Dr. Meg Power serves the National Community Action Foundation of Washington, D.C. as a Senior Policy Advisor. She assists NCAF’s legislative policy development and provides policy analysis and strategic support to the Community Action network. She has years of experience in the analysis of the network’s data that she applies to NCAF’s continuous work to strengthen and modernize the Community Services Block Grant. Dr. Power specializes in the federal state and private policy governing low-income energy affordability programs.
Meg Power is also the President and Executive Director of Economic Opportunity Studies (EOS) of Washington, DC, a non-profit research group she co-founded, that supports Community Action Agency programs with technical assistance regarding program partnerships and the uses of results measurements.
From 1975 - 1981, before joining NCAF’s team soon after its founding, Dr. Power served on the US Senate staff; first, as Legislative Assistant to Senator Edward W. Brooke (R, MA) and, from 1979 – 1981, as Minority Staff Director of the Energy and Nuclear Non-Proliferation Subcommittee of the Senate Governmental Affairs Committee.
She holds a Ph.D. from the Massachusetts Institute of Technology and a B.A. from Radcliffe College in Harvard University.
Frances joined NCAF in 2014, during our legislative push to reauthorize the Community Service Block Grant. As the Research and Data Assistant, her focus is building a comprehensive record of the impact that CAA's have on their communities and translating that record into support on the Hill. She works with members of Community Action Agencies to pull district specific data on the programs run by the agencies in order to educate Congress on the network. Frances also assists with conducting research on the policies that govern Community Action, which is aligned with her professional interest in public policy.

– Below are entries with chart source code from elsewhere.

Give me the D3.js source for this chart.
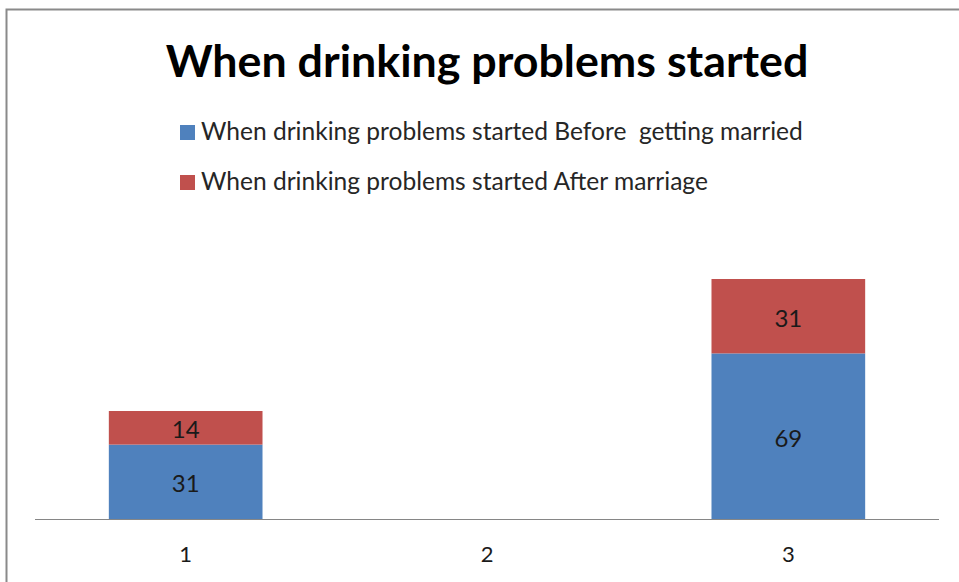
<!DOCTYPE html>
<html>
<head>
<meta charset="utf-8">
<script src="https://cdn.jsdelivr.net/npm/d3@7"></script>
<style>
  html, body { margin: 0; padding: 0; background: #fff; overflow: hidden; }
  svg { display: block; }
</style>
</head>
<body>
<svg id="chart" width="959" height="582"></svg>
<script>
// Chart data
const categories = ["1", "2", "3"];
const seriesNames = [
  "When drinking problems started Before  getting married",
  "When drinking problems started After marriage"
];
const beforeMarriage = [31, 0, 69];
const afterMarriage = [14, 0, 31];
const titleText = "When drinking problems started";

const colors = ["#4F81BD", "#C0504D"];
const font = "Lato, 'Open Sans', 'DejaVu Sans', sans-serif";

const svg = d3.select("#chart");

// Outer chart frame
svg.append("rect")
  .attr("x", 6.5).attr("y", 9.5)
  .attr("width", 1200).attr("height", 1200)
  .attr("fill", "#fff")
  .attr("stroke", "#8a8a8a")
  .attr("stroke-width", 2);

// Title, sized to span its box
const title = svg.append("text")
  .attr("x", 487).attr("y", 77)
  .attr("text-anchor", "middle")
  .attr("font-family", font)
  .attr("font-weight", "bold")
  .attr("font-size", 40)
  .attr("fill", "#000")
  .text(titleText);
const tw = title.node().getComputedTextLength();
title.attr("font-size", 40 * 643 / tw);

// Legend
const legend = svg.append("g");
seriesNames.forEach((name, i) => {
  const y = 125 + i * 50;
  legend.append("rect")
    .attr("x", 180).attr("y", y)
    .attr("width", 15).attr("height", 15)
    .attr("fill", colors[i]);
  legend.append("text")
    .attr("x", 201).attr("y", y + 15)
    .attr("font-family", font)
    .attr("font-size", 22)
    .attr("fill", "#262626")
    .attr("xml:space", "preserve")
    .text(name);
});
// Fit first legend entry width
const lt = legend.selectAll("text").nodes();
const lw = lt[0].getComputedTextLength();
const ls = 22 * 602 / lw;
legend.selectAll("text").attr("font-size", ls);

// Scales
const x = d3.scaleBand()
  .domain(categories)
  .range([35, 939])
  .paddingInner(0.49)
  .paddingOuter(0.245);

const y = d3.scaleLinear()
  .domain([0, 120])
  .range([519, 231]);

// Stacked series
const rows = categories.map((c, i) => ({ cat: c, before: beforeMarriage[i], after: afterMarriage[i] }));
const stack = d3.stack().keys(["before", "after"]);
const layers = stack(rows);

const gBars = svg.append("g");
layers.forEach((layer, li) => {
  const g = gBars.append("g").attr("fill", colors[li]);
  g.selectAll("rect")
    .data(layer.filter(d => d[1] - d[0] > 0))
    .join("rect")
    .attr("x", d => x(d.data.cat))
    .attr("y", d => y(d[1]))
    .attr("width", x.bandwidth())
    .attr("height", d => y(d[0]) - y(d[1]));
  g.selectAll("text")
    .data(layer.filter(d => d[1] - d[0] > 0))
    .join("text")
    .attr("x", d => x(d.data.cat) + x.bandwidth() / 2)
    .attr("y", d => (y(d[0]) + y(d[1])) / 2)
    .attr("dy", "0.44em")
    .attr("text-anchor", "middle")
    .attr("font-family", font)
    .attr("font-size", 24)
    .attr("fill", "#1a1a1a")
    .text(d => d[1] - d[0]);
});

// Category axis
const xAxis = svg.append("g")
  .attr("transform", "translate(0,519)")
  .call(d3.axisBottom(x).tickSize(0).tickPadding(27));
xAxis.select(".domain").attr("stroke", "#868686").attr("stroke-width", 1)
  .attr("d", "M35,0.5H939");
xAxis.selectAll("text")
  .attr("font-family", font)
  .attr("font-size", 22)
  .attr("fill", "#1a1a1a");
</script>
</body>
</html>
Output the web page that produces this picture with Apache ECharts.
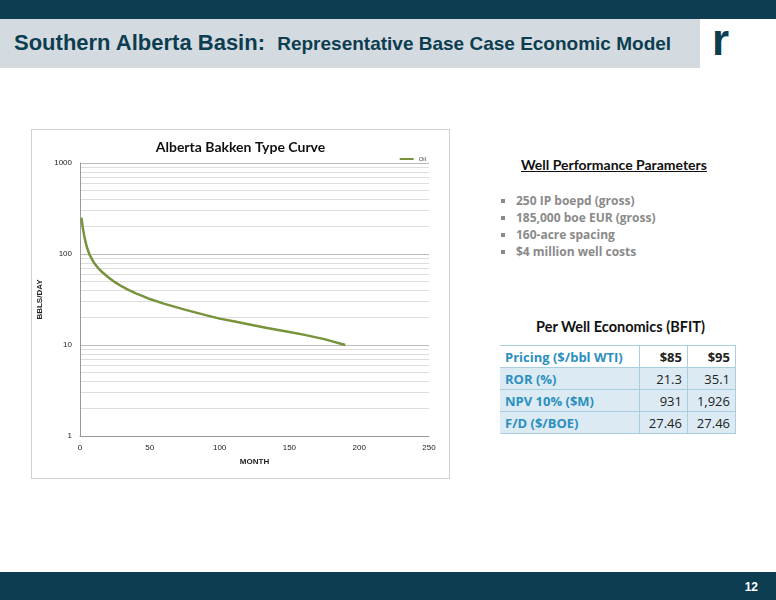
<!DOCTYPE html>
<html><head><meta charset="utf-8">
<script src="https://cdn.jsdelivr.net/npm/echarts@6/dist/echarts.min.js"></script>
<style>
body{margin:0;width:776px;height:600px;position:relative;background:#fff;font-family:Calibri,"Liberation Sans",Lato,sans-serif;overflow:hidden}
#top{position:absolute;left:0;top:0;width:776px;height:19px;background:#0d3d50}
#tbar{position:absolute;left:0;top:19px;width:700px;height:49px;background:#d3dbe0}
#title{position:absolute;left:14px;top:30px;font-family:"Liberation Sans",Arial,sans-serif;font-weight:bold;color:#0d3d50;font-size:22px}
#title span{font-size:19px}
#logo{position:absolute;left:712px;top:18px;width:46px;height:46px;color:#0d3d50;font:bold 44px "Liberation Sans";line-height:44px}
#bot{position:absolute;left:0;top:572px;width:776px;height:28px;background:#0d3d50;color:#fff;font:bold 12px "Liberation Sans"}
#bot span{position:absolute;right:18px;top:8px}
#chart{position:absolute;left:31px;top:129px;width:417px;height:348px;border:1px solid #d0d0d0}
.h{position:absolute;font-family:Lato,"Open Sans",sans-serif;font-weight:bold;color:#111}
ul{position:absolute;left:500px;top:192px;margin:0;padding:0 0 0 16px;list-style:square;color:#8a8a8a;font:bold 12px "Open Sans",sans-serif;line-height:17px}
table{position:absolute;left:500px;top:345px;border-collapse:collapse;font:13px "Open Sans",sans-serif;width:236px}
td{border:1px solid #a8cfe0;height:21px;padding:0 5px;color:#222;text-align:right}
td:first-child{text-align:left;color:#2c8fbf;border-left:none;font-weight:bold}
tr.a td{background:#dcebf3}
</style></head><body>
<div id="top"></div><div id="tbar"></div>
<div id="title">Southern Alberta Basin:&nbsp; <span>Representative Base Case Economic Model</span></div>
<div id="logo">r</div>
<div id="chart"></div>
<div class="h" style="left:521px;top:156px;font-size:14px;text-decoration:underline">Well Performance Parameters</div>
<ul><li>250 IP boepd (gross)</li><li>185,000 boe EUR (gross)</li><li>160-acre spacing</li><li>$4 million well costs</li></ul>
<div class="h" style="left:536px;top:318px;font-size:14.5px">Per Well Economics (BFIT)</div>
<table>
<tr><td>Pricing ($/bbl WTI)</td><td style="font-weight:bold">$85</td><td style="font-weight:bold">$95</td></tr>
<tr class="a"><td>ROR (%)</td><td>21.3</td><td>35.1</td></tr>
<tr class="a"><td>NPV 10% ($M)</td><td>931</td><td>1,926</td></tr>
<tr class="a"><td>F/D ($/BOE)</td><td>27.46</td><td>27.46</td></tr>
</table>
<div id="bot"><span>12</span></div>
<script>
const months=[1,2,3,4,5,7,10,13,16,20,25,30,35,40,45,50,60,75,90,100,110,125,135,150,160,175,190];
const oil=[250,195,160,135,118,97,80,70,63,56,49,44,40,37,34.5,32,28.5,24.5,21.3,19.5,18.2,16.4,15.3,13.9,13,11.6,10];
const xTicks=[0,50,100,150,200,250];
const c=echarts.init(document.getElementById('chart'));
c.setOption({
 animation:false,
 title:{text:'Alberta Bakken Type Curve',left:'center',top:5,textStyle:{fontSize:14,fontWeight:'bold',color:'#111',fontFamily:'Lato'}},
 legend:{right:18,top:21,itemWidth:14,itemHeight:2,textStyle:{fontSize:6,color:'#444'},icon:'rect',data:['Oil']},
 grid:{left:48,top:33,right:20,bottom:42,outerBoundsMode:'none',containLabel:false},
 xAxis:{type:'value',min:xTicks[0],max:xTicks[xTicks.length-1],interval:50,name:'MONTH',nameLocation:'middle',nameGap:22,
  nameTextStyle:{fontSize:8,fontWeight:'bold',color:'#222'},axisLabel:{fontSize:8,color:'#222'},
  axisLine:{lineStyle:{color:'#999'}},axisTick:{show:false},splitLine:{show:false}},
 yAxis:{type:'log',logBase:10,min:1,max:1000,name:'BBLS/DAY',nameLocation:'middle',nameGap:36,
  nameTextStyle:{fontSize:8,fontWeight:'bold',color:'#222'},axisLabel:{fontSize:8,color:'#222',formatter:v=>String(Math.round(v))},
  axisLine:{show:true,lineStyle:{color:'#999'}},axisTick:{show:false},
  splitLine:{lineStyle:{color:'#bbb'}},minorTick:{show:false,splitNumber:9},minorSplitLine:{show:true,lineStyle:{color:'#ddd'}}},
 series:[{name:'Oil',type:'line',data:months.map((m,i)=>[m,oil[i]]),smooth:false,showSymbol:false,lineStyle:{color:'#77933c',width:2.5,join:'round'},itemStyle:{color:'#77933c'}}]
});
</script></body></html>
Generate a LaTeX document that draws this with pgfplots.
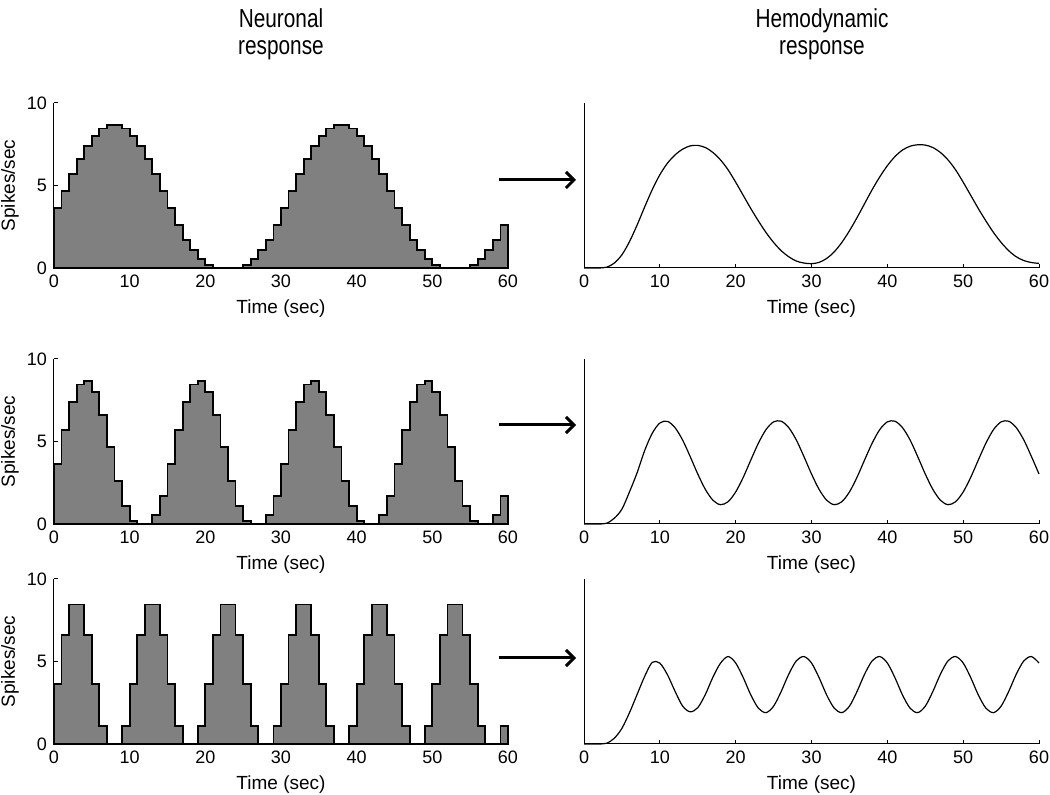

Brett Bauer is the Communications and Legislative Assistant for NCAF. In this role, Brett works on NCAF's communications and fundraising efforts, performs policy research and helps David with legislative affairs.
Brett is originally from Nashville, TN. He graduated cum laude from Washington and Lee University, receiving a degree in Politics (American Government) and Religion. He also earned a minor in Poverty and Human Capability Studies through the Shepherd Poverty Program. It was his work with the Shepherd Program and the Public Defender Service for the District of Columbia that inspired him to pursue a career devoted to poverty alleviation. His previous work in politics includes an internship with Congressman Jim Cooper, the Obama Presidential campaign and the Brett Carter for Congress campaign.
As David Bradley's executive assistant, Carla takes care of all David's scheduling. Whether it is network related or for Capitol Hill, Carla is the one taking care of all the details. Besides this, she also takes care of the more basic Office Management tasks.
Carla moved to the United States from The Netherlands with her husband and two young daughters in December of 2010. She has a bachelor's degree in Office Management from the international Schoevers Institute. They currently reside in Vienna, VA.